Monday, March 12, 2007

LIQUIDITY TALK. IS GOLDMAN PREPARING FOR A "LIQUIDITY DROUGHT"?
. Financial Times

- Goldman Sachs & the "inevitable liquidity drought". David Wighton, writing for the Financial Times' Corporate Finance supplement, reveals that Goldman Sachs has been quietly "taking advantage of cheap long-term funding to extend the maturities of its debt with unusually relaxed covenants". Wighton also quotes a Citigroup banker: "Now is the time to prepare for less certain capital availability".

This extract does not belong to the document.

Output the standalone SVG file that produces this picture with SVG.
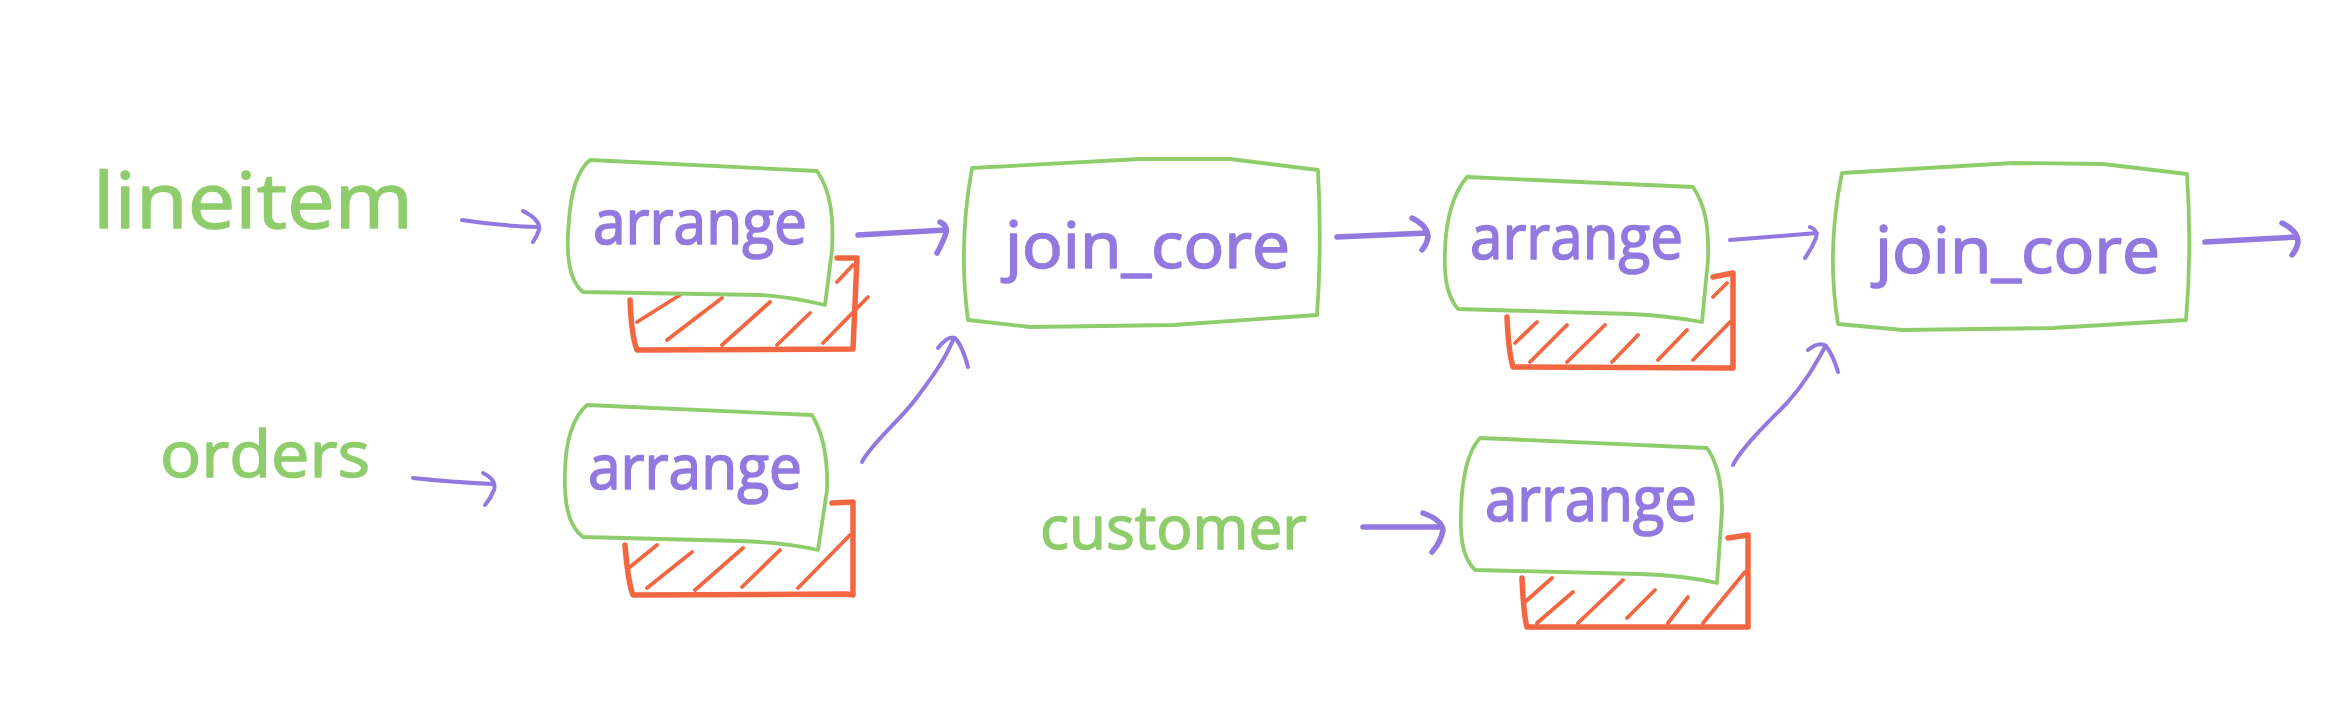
<svg xmlns="http://www.w3.org/2000/svg" width="2326" height="727" viewBox="0 0 2326 727">
<style>
.bg{fill:#ffffff}
.box{fill:none;stroke:#8fcd6c;stroke-width:3.8;stroke-linejoin:round;stroke-linecap:round}
.hb{fill:none;stroke:#f26641;stroke-width:5.5;stroke-linejoin:round;stroke-linecap:round}
.hl{fill:none;stroke:#f26641;stroke-width:3.8;stroke-linecap:round}
.edge{fill:none;stroke:#9279e0;stroke-width:5.5;stroke-linecap:round;stroke-linejoin:round}
.thin{stroke-width:4}
.lbl{font-family:"Open Sans","Liberation Sans",sans-serif;font-weight:400;fill:#9279e0;stroke:#9279e0;stroke-width:1.6;stroke-linejoin:round}
.src{font-family:"Open Sans","Liberation Sans",sans-serif;font-weight:400;fill:#8fcd6c;stroke:#8fcd6c;stroke-width:1.4;stroke-linejoin:round}
</style>
<rect class="bg" x="0" y="0" width="2326" height="727"/>

<g id="lineitem"><text class="src" x="93" y="228" font-size="76" textLength="320" lengthAdjust="spacingAndGlyphs">lineitem</text></g>
<g id="orders"><text class="src" x="160" y="477" font-size="64" textLength="210" lengthAdjust="spacingAndGlyphs">orders</text></g>
<g id="customer"><text class="src" x="1040" y="549" font-size="60" textLength="267" lengthAdjust="spacingAndGlyphs">customer</text></g>

<g id="arrange1">
<path class="hb" d="M630,300 C631,325 633,340 637,350 L853,349 L857,258 L837,258"/>
<path class="hl" d="M637,322 L680,295 M667,340 L722,298 M722,345 L770,302 M777,345 L810,313 M823,343 L868,297 M837,282 L853,265"/>
<path class="box" d="M590,160 L817,171 C830,190 834,215 832,250 L825,305 C800,299 780,296 760,295 L583,292 C568,280 566,250 569,220 C571,190 578,170 590,160 Z"/>
<text class="lbl" x="593" y="244" font-size="63" textLength="214" lengthAdjust="spacingAndGlyphs">arrange</text>
</g>

<g id="arrange2">
<path class="hb" d="M625,545 C627,570 629,585 633,595 L847,594 L853,595 L853,502 L832,503"/>
<path class="hl" d="M630,567 L657,545 M647,588 L692,552 M695,590 L743,548 M742,587 L780,550 M798,588 L850,535"/>
<path class="box" d="M587,405 L812,415 C824,435 828,460 827,490 L818,550 C795,545 770,542 740,541 L583,537 C567,525 564,500 565,470 C566,440 572,418 587,405 Z"/>
<text class="lbl" x="588" y="489" font-size="63" textLength="214" lengthAdjust="spacingAndGlyphs">arrange</text>
</g>

<g id="join_core1">
<path class="box" d="M972,168 L1140,159 L1230,159 L1318,170 Q1322,245 1317,315 L1173,325 L1030,327 L968,320 Q958,245 972,168 Z"/>
<text class="lbl" x="1005" y="268" font-size="64" textLength="285" lengthAdjust="spacingAndGlyphs">join_core</text>
</g>

<g id="arrange3">
<path class="hb" d="M1507,317 C1508,340 1510,357 1513,367 L1730,368 L1733,368 L1733,273 L1713,277"/>
<path class="hl" d="M1515,343 L1537,322 M1530,362 L1567,325 M1567,362 L1605,325 M1612,362 L1638,335 M1658,360 L1687,330 M1693,360 L1730,322 M1713,297 L1727,283"/>
<path class="box" d="M1467,177 L1693,187 C1705,205 1709,225 1708,260 L1702,322 C1680,318 1655,315 1630,314 L1458,309 C1446,295 1444,275 1445,250 C1446,220 1452,195 1467,177 Z"/>
<text class="lbl" x="1470" y="259" font-size="63" textLength="213" lengthAdjust="spacingAndGlyphs">arrange</text>
</g>

<g id="arrange4">
<path class="hb" d="M1522,578 C1523,600 1524,617 1527,627 L1743,627 L1748,627 L1748,535 L1728,538"/>
<path class="hl" d="M1525,602 L1552,578 M1537,623 L1573,592 M1578,623 L1623,580 M1627,618 L1655,590 M1668,623 L1688,597 M1703,623 L1745,572"/>
<path class="box" d="M1480,438 L1707,448 C1717,462 1722,480 1722,510 L1717,583 C1695,578 1670,575 1640,574 L1475,570 C1463,558 1460,540 1461,510 C1462,480 1467,452 1480,438 Z"/>
<text class="lbl" x="1485" y="521" font-size="63" textLength="212" lengthAdjust="spacingAndGlyphs">arrange</text>
</g>

<g id="join_core2">
<path class="box" d="M1842,173 L2013,163 L2103,164 L2187,174 Q2192,250 2186,320 L2053,328 L1903,330 L1838,324 Q1826,250 1842,173 Z"/>
<text class="lbl" x="1875" y="273" font-size="64" textLength="285" lengthAdjust="spacingAndGlyphs">join_core</text>
</g>

<g id="connectors">
<path class="edge thin" d="M462,220 Q500,226 537,227 M523,211 Q541,220 539,230 Q537,236 533,242"/>
<path class="edge thin" d="M413,478 Q450,482 492,484 M483,473 Q497,480 494,490 Q491,498 485,505"/>
<path class="edge" d="M858,235 L945,230 M940,222 Q948,226 946,233 Q943,242 937,253"/>
<path class="edge thin" d="M862,462 C870,445 900,420 915,400 C930,380 945,360 953,340 M938,348 Q948,335 955,338 Q962,345 968,367"/>
<path class="edge" d="M1337,237 L1427,233 M1412,218 Q1428,226 1428,237 Q1427,244 1422,250"/>
<path class="edge" d="M1363,527 L1442,527 M1423,513 Q1442,520 1443,530 Q1441,542 1432,552"/>
<path class="edge thin" d="M1730,240 L1817,233 M1810,227 Q1818,230 1816,238 Q1812,248 1805,258"/>
<path class="edge thin" d="M1733,465 C1740,450 1765,425 1787,403 C1805,383 1815,365 1825,347 M1808,350 Q1819,341 1826,346 Q1833,355 1838,372"/>
<path class="edge" d="M2205,242 L2297,237 M2282,223 Q2298,231 2298,242 Q2297,249 2292,255"/>
</g>
</svg>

- Central banks & hedge funds. In a letter to the Financial Times, former IMF-economist Vito Tanzi warns about the dangers of central banks investing in hedge funds, as some did (with disastrous consequences) before and during the Asian currency/LTCM crisis. This is likely to happen, according to Tanzi, if "the US keeps injecting more liquidity in the international financial system". OK, except that the Federal Reserve is not running a lax monetary policy.

- The BIS on global liquidity (*). Malcom D. Knight, General Manager of the Bank for International Settlements, assesses "the evolving nature of financial risk" and warns against the danger of complacency. He admits, however, that we may be witnessing long-term, structural shifts involving the very notion of "liquidity":

We may be witnessing a progressive change in the characteristics of business fluctuations, in a new environment defined by liberalised financial markets, globalisation and central bank anti-inflation credentials. Indeed, market participants often refer quite aptly to the loose notion of "ample liquidity", in the sense of low financing costs and easy access to credit or funding liquidity.

(*) Malcom D. Knight. "Now you see it, now you don't: risk in the small and in the large", Keynote address at the Eighth Annual Risk Management Convention of the Global Association of Risk Professionals, 27-28 February 2007.